Ruth Owen remembers the long black coats.
It was March. Not too cold. Not too warm.
There were lots of people standing around a small, open grave. A person – must have been a preacher – said a few words. Her baby sister had been stillborn and laid to rest in a coffin hand made by her father.
“We all took a handful of dirt,” Owen recalls, “From dust you come and to dust you return.”
Today, Ruth Owen would like to visit the gravesite. Pay respects to the sister she never knew.
She can’t.
The cemetery where the baby is buried is all but gone. Grown over and neglected. Only a few battered headstones in a tangle of weeds remain.
Owen’s sister is buried in what used to be known as the Artesian City Cemetery, located near what’s now the intersection of 2900 North and 4600 East on the Twin Falls/Cassia County line. In the early part of the 20th century, Artesian City was a bustling little town. It had a large natatorium, a dance hall, bank and restaurant. Magic Valley residents would travel to Artesian to swim and enjoy a picnic in a spacious city park.
All of it is gone now.


By the 1930s the town had diminished. Owen says the school district merged with Murtaugh in 1937. Area residents say the town’s water supply, from the aptly named Dry Creek, wasn’t reliable. According to “Then and Now in Southern Idaho,” a collection of columns published by the Times-News by local historian Virginia Ricketts, the town got it’s start back in 1909 on dreams of artesian wells supplying irrigation water. In 1911 the cemetery was platted and local residents built a 4-foot wire fence around it.
Ricketts says plans were made for a railroad line, but two years later those plans fell apart. The post office closed. Slowly, but surely, the town died.
Owen remembers a placid childhood, running through fields and enjoying grand picnics at the park.
“We’d walk across the prairie and there were white faced cattle,” she says. “I remember it being so beautiful.”
After she graduated from high school in 1942, Owen married and raised a family near Hollister. She wrote and chronicled the history of the Salmon Tract. Half a century passed and she went back to Murtaugh for her 50-year class reunion. She and her fellow classmates who had grown up in Artesian City went to see their hometown. They were devastated at what they found: Nothing. Today all that remains is a remnant of the old dance hall – now a machine shed.
And the cemetery.
The cemetery is hard to find as old landmarks are gone. It’s little more than a pile of weeds with a few overgrown bushes. The headstones were overturned and displaced. After her class reunion, Owen took it upon herself to try to get the cemetery restored and has kept at it over the years. At every turn, a roadblock. She says Twin Falls County officials told her it was in Cassia County. Cassia County folks told her it was in Twin Falls County. No one seemed to know who was buried there. No agency would take responsibility for the cemetery land.

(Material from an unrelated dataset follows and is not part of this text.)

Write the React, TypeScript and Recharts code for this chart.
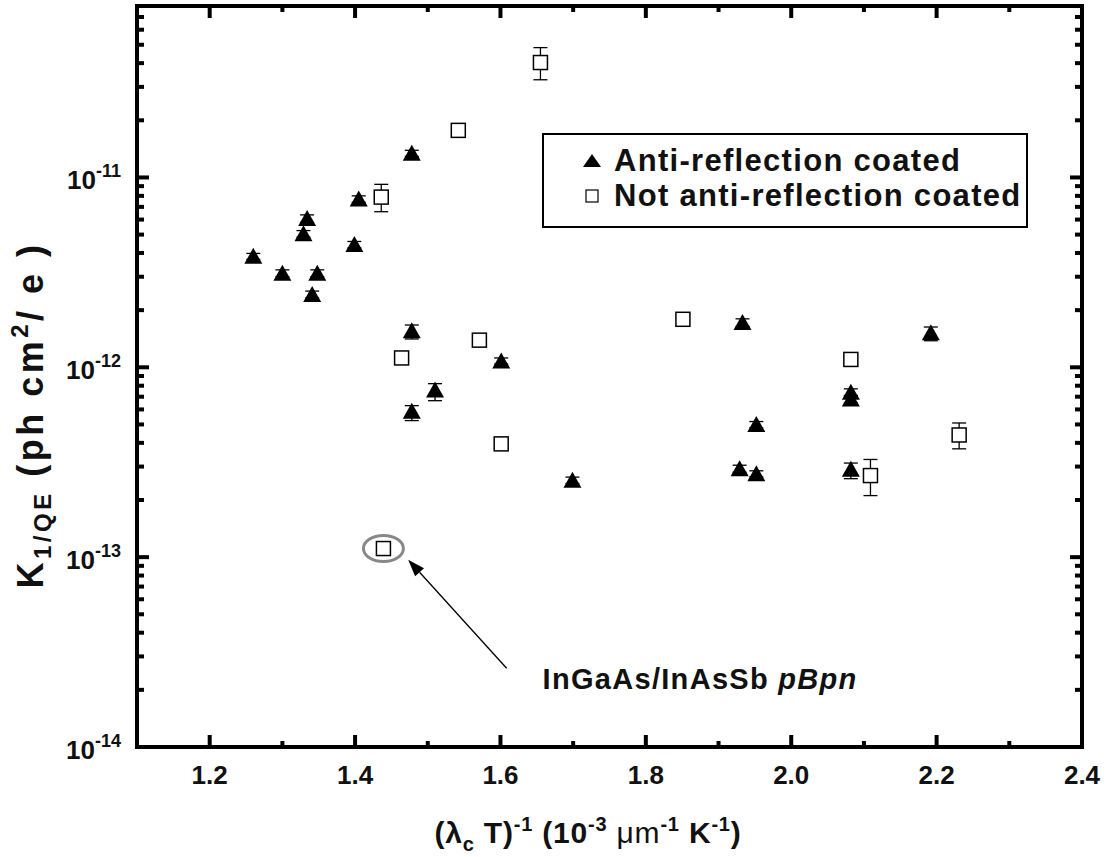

Glenn Bessire grew up in Artesian City and owns the land on one side of it. His father took the sagebrush into farmland in about 1945. He rarely sees anyone at the cemetery. Occasionally, a historical researcher will show up for an hour or two.
Darrell Funk has owned the land on the other three sides for “six or seven years.” He said he’d always heard rumors that graves had been plowed up or that some families moved burial sites. He’s asked for local scout troops to restore it, thinking it would be a great Eagle Scout project. No takers.
The land sits on the north side of the of the Twin Falls County line. A receptionist at the Twin Falls County Cemetery Association said they’d never heard of the Artesian City Cemetery. The Twin Falls County Historical Preservation Committee has no information on the site. There are a few old pictures of Artesian City at the library, but little information beyond that.
The most recent graves are from the early 1930s. Three Medley family graves have been fenced with a tall chain link fence.
Owen, now 83, keeps a folder filled with information about the old city where she grew up and a long list of names of families she remembers living in the area. Every so often, she makes a call or sends a letter looking for more information, hoping for help in her restorative mission. She says she’d like to see it repaired, not just so she could pay respects to her baby sister, but out of respect for the many others who are buried there.